We’ve all been there. You’re trying to get something done but you have to deal with the most difficult person to do it. You try to relax but it seams impossible!
Here are some tips on how to refocus your energy so you can get the most out of having to work with difficult people…
Don’t Take it Personal
It’s natural when someone is being difficult to immediately think that they’re attacking you personally. If you understand that they might have a different way of dealing with things, it can help put things into perspective. That person could be having a bad day, they could have lost their job, gotten in a fight with someone close to them, or lost a loved one, you never know. If you don’t take it personal there’s no reason to get upset and feed into the negativity.
Staying calm allows you to see beyond what’s happening. If you let yourself get upset and you start to feel your blood boil it will only make the situation worse. Be completely present and don’t let them get to you. Staying calm gives you clarity to analyze the situation in a non-judgmental way.
Hear Their Point of View
Give them an opportunity to explain their perspective. Maybe there’s some merit in what their upset about. Most of the time when people are going through a rough time, all they really want is to be heard and feel justified. Sometimes just acknowledging someone’s point of view can give you an understanding of what is going on in their world even though it might not align with yours.

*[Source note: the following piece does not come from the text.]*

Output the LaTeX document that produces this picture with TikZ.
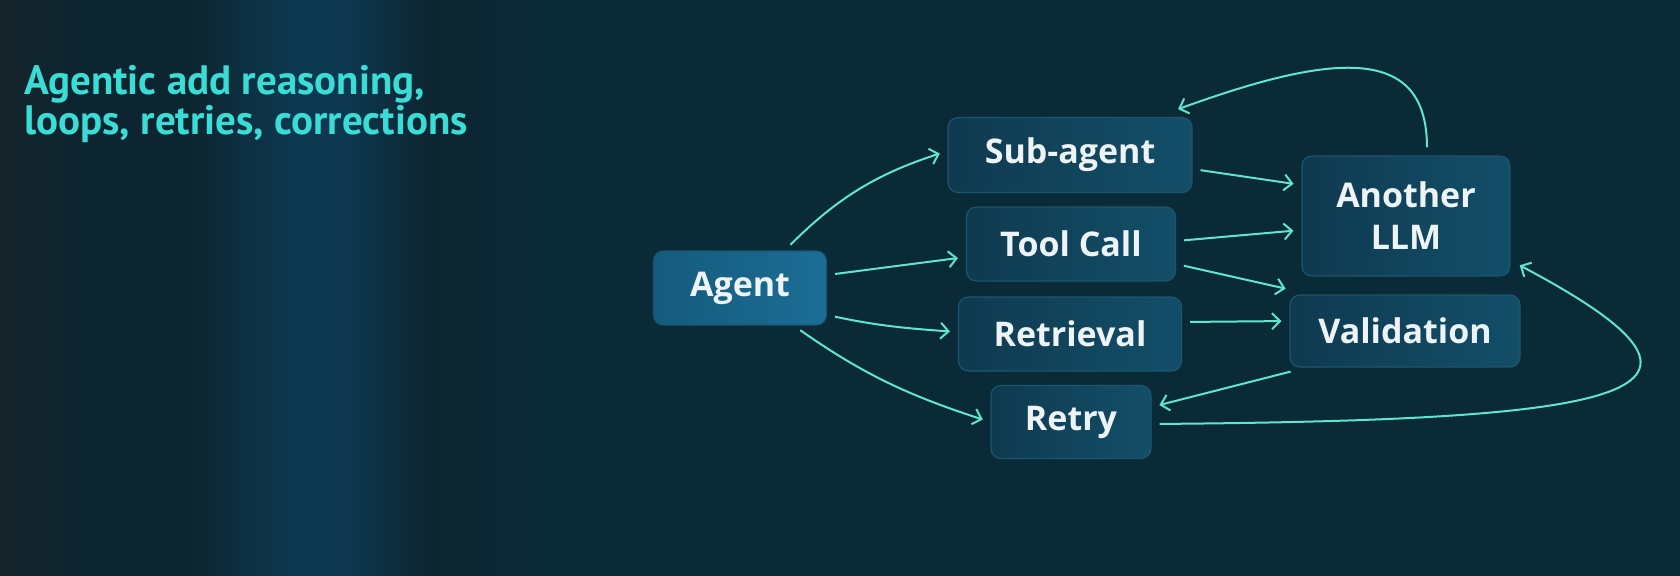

Sometimes difficult people have a way of getting into positions of power. Because of this, its important to be careful with how you approach this person. Understand what makes them upset and focus on ways of speaking to them that won’t trigger a negative response.
Don’t Point Fingers
Pointing fingers make people defensive and that only makes the situation worse. When your discussing the subject matter talk specifically about the problem and not about their character. No one wants to be accused, even if they are at fault.
If you let this person get under your skin it can lead to big problems. Sometimes when we’re upset we say things that we are very harsh and Count to 10 or 20 or 100… and breathe.
Create a Buffer
If you know that you don’t get along with this person create a buffer. This could be always having another person around or it could be using a project you maybe work on as a focal point. Take the focus off of personal differences and find something you can both talking about or focus on.
Change the Subject
Look a blimp! If someone starts to get super upset changing the subject can completely diffuse the situation. If you start talking about something else that personal finds interesting 99% of the time they will completely forget why they were originally upset. Be care though, if you don’t do this smoothly the person can get even more upset if they think you aren’t taking them seriously.
Be firm on your position if the situation warrants it. Sometimes people use manipulative tactics to get what they want. Know your position and don’t waiver on important issues. However its important to still be understanding focus on addressing the subject matter objectively.
There’s nothing like some go ol’ comedic relief to diffuse a situation. Sometimes laughing with a difficult person can change their mood and lead to a better relationship. After all when you really think about, life is short and nothing is really worth getting too upset over. Find a way to see humor in your disagreement. It will definitely lead to a happier perspective when dealing with difficult people.